On the 40th anniversary of President Richard Nixon's visit to China, experts discuss "the week that changed the world."
UCLA Today
Forty years ago, Americans watched as U.S. President Richard Nixon and his delegation landed in Beijing to meet with China’s Chairman Mao Zedong. China was still a mystery to much of the world at that time, having been largely closed off to foreigners. This visit marked the first time that an American president had visited China, and the images and accounts that were filed by a contingent of carefully selected American journalists fed our nation’s curiosity about life in the Communist nation.
This milestone anniversary of what some still consider “the week that changed the world” was marked on Feb. 23 by UCLA’s Burkle Center for international Relations, Center for Chinese Studies and Confucius Institute, who presented “Nixon in China: A Legacy Revisited.” The event began with opening remarks from Kal Raustiala, director of the Burkle Institute, Yunxiang Yan, director of the center for Chinese Studies, and Qiu Shaofang, the Chinese consul-general in Los Angeles.
The day featured two video segments, one comprised of previously unreleased footage of the Nixon visit and the other a compilation of audiovisual materials from the collections of the Richard Nixon Presidential Library. Both are available online.
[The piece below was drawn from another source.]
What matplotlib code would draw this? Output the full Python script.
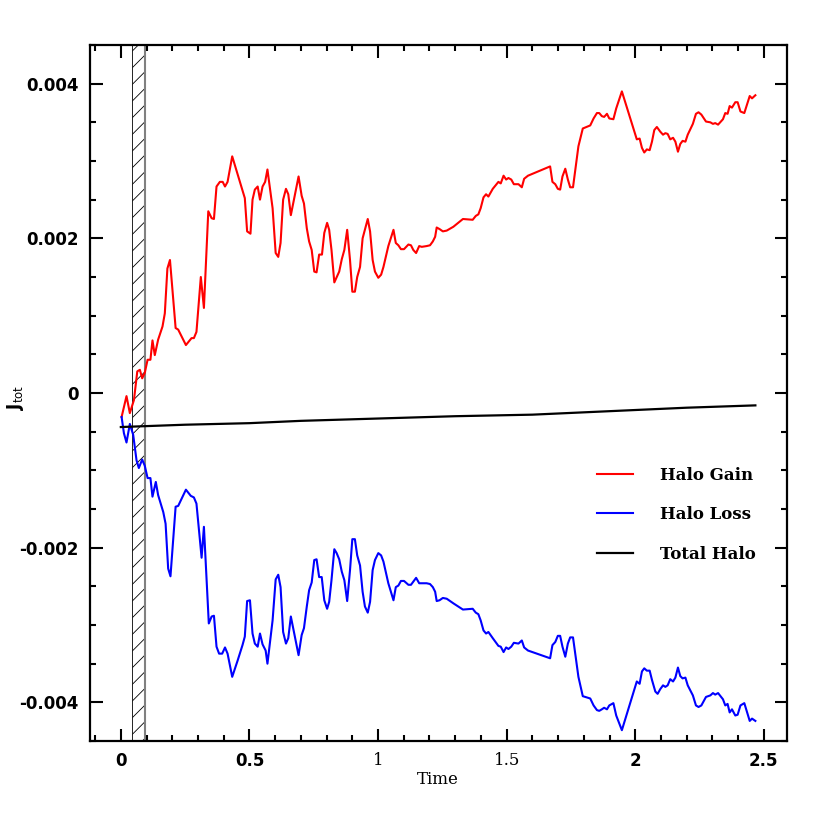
import matplotlib
matplotlib.use("Agg")
from matplotlib import pyplot as plt
import numpy as np

# Halo Gain (red)
gain_t = [0.003, 0.022, 0.035, 0.051, 0.064, 0.074, 0.083, 0.093, 0.104, 0.115,
          0.123, 0.132, 0.145, 0.162, 0.171, 0.181, 0.191, 0.213, 0.223, 0.253,
          0.275, 0.284, 0.294, 0.311, 0.323, 0.340, 0.353, 0.362, 0.372, 0.385,
          0.396, 0.405, 0.415, 0.433, 0.482, 0.491, 0.504, 0.512, 0.521, 0.532,
          0.541, 0.551, 0.561, 0.570, 0.590, 0.602, 0.612, 0.621, 0.631, 0.642,
          0.651, 0.661, 0.673, 0.691, 0.703, 0.712, 0.723, 0.732, 0.742, 0.752,
          0.761, 0.771, 0.782, 0.791, 0.802, 0.810, 0.819, 0.830, 0.849, 0.859,
          0.869, 0.880, 0.891, 0.900, 0.910, 0.919, 0.930, 0.940, 0.960, 0.969,
          0.979, 0.988, 1.001, 1.012, 1.021, 1.040, 1.060, 1.069, 1.079, 1.089,
          1.101, 1.118, 1.128, 1.137, 1.148, 1.160, 1.170, 1.189, 1.202, 1.213,
          1.222, 1.228, 1.239, 1.252, 1.267, 1.293, 1.330, 1.368, 1.380, 1.390,
          1.399, 1.410, 1.420, 1.429, 1.446, 1.468, 1.477, 1.488, 1.498, 1.507,
          1.518, 1.528, 1.546, 1.559, 1.568, 1.583, 1.669, 1.678, 1.689, 1.699,
          1.708, 1.717, 1.728, 1.738, 1.747, 1.758, 1.779, 1.796, 1.825, 1.838,
          1.851, 1.860, 1.870, 1.879, 1.890, 1.899, 1.915, 1.926, 1.948, 2.006,
          2.017, 2.026, 2.035, 2.045, 2.056, 2.065, 2.074, 2.084, 2.097, 2.108,
          2.117, 2.126, 2.136, 2.147, 2.156, 2.166, 2.175, 2.184, 2.195, 2.204,
          2.224, 2.236, 2.246, 2.257, 2.275, 2.292, 2.302, 2.311, 2.322, 2.341,
          2.350, 2.359, 2.367, 2.376, 2.389, 2.398, 2.409, 2.424, 2.445, 2.454,
          2.467]
gain = [-0.00031, -0.00004, -0.00026, -0.00009, 0.00028, 0.00030, 0.00019, 0.00026, 0.00043, 0.00043,
        0.00068, 0.00049, 0.00069, 0.00086, 0.00103, 0.00161, 0.00172, 0.00084, 0.00082, 0.00062,
        0.00071, 0.00071, 0.00079, 0.00150, 0.00110, 0.00235, 0.00226, 0.00225, 0.00267, 0.00273,
        0.00273, 0.00267, 0.00273, 0.00306, 0.00252, 0.00209, 0.00206, 0.00250, 0.00263, 0.00267,
        0.00250, 0.00267, 0.00273, 0.00289, 0.00239, 0.00181, 0.00176, 0.00194, 0.00250, 0.00264,
        0.00257, 0.00230, 0.00250, 0.00280, 0.00255, 0.00245, 0.00213, 0.00196, 0.00185, 0.00157,
        0.00156, 0.00179, 0.00179, 0.00207, 0.00220, 0.00211, 0.00185, 0.00143, 0.00157, 0.00173,
        0.00185, 0.00211, 0.00172, 0.00131, 0.00131, 0.00150, 0.00163, 0.00200, 0.00225, 0.00209,
        0.00172, 0.00157, 0.00149, 0.00153, 0.00163, 0.00190, 0.00211, 0.00194, 0.00191, 0.00186,
        0.00186, 0.00192, 0.00191, 0.00185, 0.00181, 0.00190, 0.00189, 0.00190, 0.00191, 0.00196,
        0.00202, 0.00214, 0.00212, 0.00209, 0.00210, 0.00215, 0.00225, 0.00224, 0.00229, 0.00231,
        0.00239, 0.00253, 0.00257, 0.00254, 0.00264, 0.00273, 0.00271, 0.00281, 0.00276, 0.00278,
        0.00276, 0.00270, 0.00270, 0.00266, 0.00277, 0.00281, 0.00293, 0.00273, 0.00270, 0.00264,
        0.00263, 0.00280, 0.00290, 0.00276, 0.00266, 0.00266, 0.00319, 0.00342, 0.00346, 0.00355,
        0.00362, 0.00362, 0.00358, 0.00357, 0.00361, 0.00355, 0.00354, 0.00368, 0.00390, 0.00328,
        0.00329, 0.00317, 0.00311, 0.00315, 0.00314, 0.00325, 0.00340, 0.00344, 0.00338, 0.00334,
        0.00336, 0.00335, 0.00328, 0.00330, 0.00325, 0.00312, 0.00322, 0.00326, 0.00325, 0.00334,
        0.00348, 0.00361, 0.00363, 0.00360, 0.00351, 0.00350, 0.00348, 0.00349, 0.00347, 0.00354,
        0.00362, 0.00361, 0.00371, 0.00369, 0.00376, 0.00376, 0.00364, 0.00362, 0.00384, 0.00381,
        0.00385]

# Halo Loss (blue)
loss_t = [0.003, 0.012, 0.022, 0.035, 0.048, 0.061, 0.070, 0.083, 0.093, 0.104,
          0.115, 0.123, 0.136, 0.145, 0.165, 0.174, 0.184, 0.193, 0.213, 0.223,
          0.253, 0.272, 0.284, 0.294, 0.314, 0.323, 0.342, 0.353, 0.362, 0.372,
          0.382, 0.394, 0.405, 0.415, 0.433, 0.454, 0.473, 0.482, 0.491, 0.502,
          0.512, 0.521, 0.532, 0.541, 0.551, 0.563, 0.570, 0.590, 0.602, 0.612,
          0.621, 0.631, 0.642, 0.651, 0.661, 0.673, 0.691, 0.703, 0.712, 0.723,
          0.732, 0.742, 0.752, 0.761, 0.771, 0.781, 0.791, 0.802, 0.810, 0.819,
          0.830, 0.839, 0.849, 0.859, 0.869, 0.880, 0.891, 0.900, 0.910, 0.919,
          0.930, 0.940, 0.949, 0.960, 0.969, 0.979, 0.988, 1.001, 1.012, 1.021,
          1.040, 1.060, 1.069, 1.079, 1.089, 1.101, 1.118, 1.128, 1.137, 1.148,
          1.160, 1.170, 1.189, 1.202, 1.213, 1.222, 1.228, 1.239, 1.252, 1.267,
          1.293, 1.330, 1.368, 1.380, 1.390, 1.399, 1.410, 1.420, 1.429, 1.446,
          1.468, 1.477, 1.488, 1.498, 1.507, 1.518, 1.528, 1.546, 1.559, 1.568,
          1.583, 1.669, 1.678, 1.689, 1.699, 1.708, 1.717, 1.728, 1.738, 1.747,
          1.758, 1.779, 1.796, 1.825, 1.838, 1.851, 1.860, 1.870, 1.879, 1.890,
          1.899, 1.915, 1.926, 1.948, 2.006, 2.017, 2.026, 2.035, 2.045, 2.056,
          2.065, 2.078, 2.087, 2.097, 2.108, 2.117, 2.126, 2.136, 2.147, 2.156,
          2.166, 2.175, 2.184, 2.195, 2.204, 2.224, 2.236, 2.246, 2.257, 2.275,
          2.292, 2.302, 2.311, 2.322, 2.341, 2.350, 2.359, 2.367, 2.376, 2.389,
          2.398, 2.409, 2.424, 2.445, 2.454, 2.467]
loss = [-0.00031, -0.00052, -0.00064, -0.00040, -0.00054, -0.00087, -0.00097, -0.00086, -0.00094, -0.00110,
        -0.00110, -0.00134, -0.00115, -0.00132, -0.00154, -0.00169, -0.00227, -0.00237, -0.00147, -0.00146,
        -0.00125, -0.00133, -0.00135, -0.00143, -0.00213, -0.00173, -0.00298, -0.00289, -0.00288, -0.00328,
        -0.00337, -0.00337, -0.00329, -0.00337, -0.00367, -0.00346, -0.00326, -0.00315, -0.00269, -0.00268,
        -0.00311, -0.00324, -0.00328, -0.00311, -0.00325, -0.00333, -0.00350, -0.00294, -0.00241, -0.00235,
        -0.00251, -0.00309, -0.00324, -0.00317, -0.00289, -0.00309, -0.00339, -0.00313, -0.00304, -0.00276,
        -0.00255, -0.00245, -0.00216, -0.00215, -0.00238, -0.00238, -0.00268, -0.00279, -0.00270, -0.00242,
        -0.00202, -0.00207, -0.00215, -0.00231, -0.00242, -0.00269, -0.00229, -0.00189, -0.00189, -0.00210,
        -0.00223, -0.00257, -0.00276, -0.00284, -0.00270, -0.00229, -0.00216, -0.00207, -0.00210, -0.00218,
        -0.00246, -0.00268, -0.00251, -0.00249, -0.00243, -0.00243, -0.00248, -0.00248, -0.00244, -0.00239,
        -0.00246, -0.00246, -0.00246, -0.00247, -0.00251, -0.00257, -0.00269, -0.00268, -0.00265, -0.00266,
        -0.00272, -0.00280, -0.00279, -0.00284, -0.00286, -0.00294, -0.00307, -0.00311, -0.00309, -0.00317,
        -0.00327, -0.00328, -0.00335, -0.00329, -0.00331, -0.00328, -0.00323, -0.00324, -0.00320, -0.00329,
        -0.00333, -0.00343, -0.00326, -0.00322, -0.00314, -0.00314, -0.00328, -0.00341, -0.00324, -0.00316,
        -0.00316, -0.00367, -0.00392, -0.00395, -0.00404, -0.00410, -0.00411, -0.00409, -0.00407, -0.00409,
        -0.00404, -0.00401, -0.00417, -0.00436, -0.00373, -0.00376, -0.00360, -0.00356, -0.00359, -0.00359,
        -0.00371, -0.00386, -0.00389, -0.00383, -0.00378, -0.00380, -0.00378, -0.00370, -0.00373, -0.00368,
        -0.00355, -0.00366, -0.00369, -0.00368, -0.00378, -0.00391, -0.00404, -0.00406, -0.00404, -0.00393,
        -0.00391, -0.00388, -0.00390, -0.00388, -0.00396, -0.00404, -0.00402, -0.00413, -0.00409, -0.00417,
        -0.00416, -0.00404, -0.00401, -0.00424, -0.00421, -0.00424]

# Total Halo (black)
total_t = [0.0, 0.25, 0.5, 0.7, 1.0, 1.3, 1.6, 1.8, 2.0, 2.2, 2.467]
total = [-0.00044, -0.00041, -0.00039, -0.00036, -0.00033, -0.00030, -0.00028, -0.00025, -0.00022, -0.00019, -0.00016]

# shaded interval
band = [0.043, 0.093]

xticks = [0, 0.5, 1, 1.5, 2, 2.5]
xtick_labels = ["0", "0.5", "1", "1.5", "2", "2.5"]
yticks = [0.004, 0.002, 0, -0.002, -0.004]
ytick_labels = ["0.004", "0.002", "0", "-0.002", "-0.004"]

plt.rcParams["hatch.linewidth"] = 0.6

fig = plt.figure(figsize=(8.3, 8.3), dpi=100)
ax = fig.add_axes([0.1084, 0.1072, 0.8398, 0.8386])

ax.axvspan(band[0], band[1], facecolor="white", edgecolor="black", hatch="//", lw=0.6, zorder=1)
ax.axvline(band[1], color="gray", lw=1.5, zorder=1)

ax.plot(gain_t, gain, color="red", lw=1.5, label="Halo Gain", zorder=3)
ax.plot(loss_t, loss, color="blue", lw=1.5, label="Halo Loss", zorder=3)
ax.plot(total_t, total, color="black", lw=1.6, label="Total Halo", zorder=4)

ax.set_xlim(-0.12, 2.59)
ax.set_ylim(-0.0045, 0.0045)

ax.set_xticks(xticks)
ax.set_xticklabels(xtick_labels)
ax.set_yticks(yticks)
ax.set_yticklabels(ytick_labels)
ax.set_xticks(np.arange(-0.1, 2.6, 0.1), minor=True)
ax.set_yticks(np.arange(-0.0045, 0.00451, 0.0005), minor=True)
ax.tick_params(which="both", direction="in", top=True, right=True, width=1.5)
ax.tick_params(which="major", length=9, labelsize=12, pad=8)
ax.tick_params(which="minor", length=4.5)
for sp in ax.spines.values():
    sp.set_linewidth(1.6)

for lab in ax.get_xticklabels():
    if lab.get_text() in ("1", "1.5"):
        lab.set_family("DejaVu Serif")
    else:
        lab.set_fontweight("bold")
for lab in ax.get_yticklabels():
    lab.set_fontweight("bold")

fig.text(438 / 830, 1 - 779 / 830, "Time", family="DejaVu Serif", fontsize=12,
         ha="center", va="center")
fig.text(15 / 830, 1 - 397 / 830, r"J$_{\rm tot}$", fontsize=12, fontweight="bold",
         rotation=90, ha="center", va="center")

leg = ax.legend(loc="upper left", bbox_to_anchor=(0.727, 0.394), frameon=False,
                handlelength=2.2, handletextpad=1.6, labelspacing=1.35,
                borderpad=0, borderaxespad=0,
                prop={"family": "DejaVu Serif", "weight": "bold", "size": 12})

fig.savefig("out.png", dpi=100)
It also featured panel discussions with General Wesley K. Clark, a senior fellow at the UCLA Burkle Center for International Relations; Chen Jian, Michael J. Zak chair of History for U.S. China Relations at Cornell University; Tim Naftali, New America Foundation senior research fellow and presidential scholar; Minxin Pei, director of the Keck Center for International and Strategic Studies at Claremont McKenna College; Julia C. Strauss, a senior lecturer in the School of Oriental and African Studies at the University of London and a visiting researcher at the UCLA Asia Institute; and Susan Shirk, director of the University of California system-wide Institute on Global Conflict and Cooperation, Ho Miu Lam Chair of China and Pacific Relations at the University of California, San Diego, and the author of “China: Fragile Superpower.”
“I think it’s clear, looking back 40 years, that the world really was changed in a fundamental way by this trip,” Richard Solomon, president of the United States Institute of Peace, told the audience during his keynote presentation.
He went on to explain the political circumstances that contributed to America’s strategic interest in developing a relationship with China, specifically the Cold War and China’s growing tension with the Soviet Union, which at the time was one of America’s greatest enemies.
Nixon’s visit opened China to the world and opened the door for internal reform and national development, said Solomon, adding that China went from a largely peasant nation with 80 percent of people living in rural areas to an industrialized country with more than half of its population living in urban areas within a relatively short period.
“It’s really mind-blowing what’s happened to China,” he said. “The whole country has been transformed in a little over one generation.”
In addition to China’s growth as a global super power, Solomon spoke about the ebb and flow of America’s relationship with China over the past four decades.
The 1980s were characterized as the golden era in U.S-China relations, he said, adding that this changed in the 1990s with the suppression of protesters in Tiananmen Square when the world condemned China for its actions and economic sanctions were implemented.
Over the next two decades, the power conflicts that dominated the 20th century made way for strong economic integration between the two countries that is both beneficial and competitive, said Solomon.
“Today, the U.S. and China are locked into a relationship of economic interdependence. We share security concerns, and we’re the two major world powers most capable of shaping this new international environment to our mutual benefit or to great, great loss.”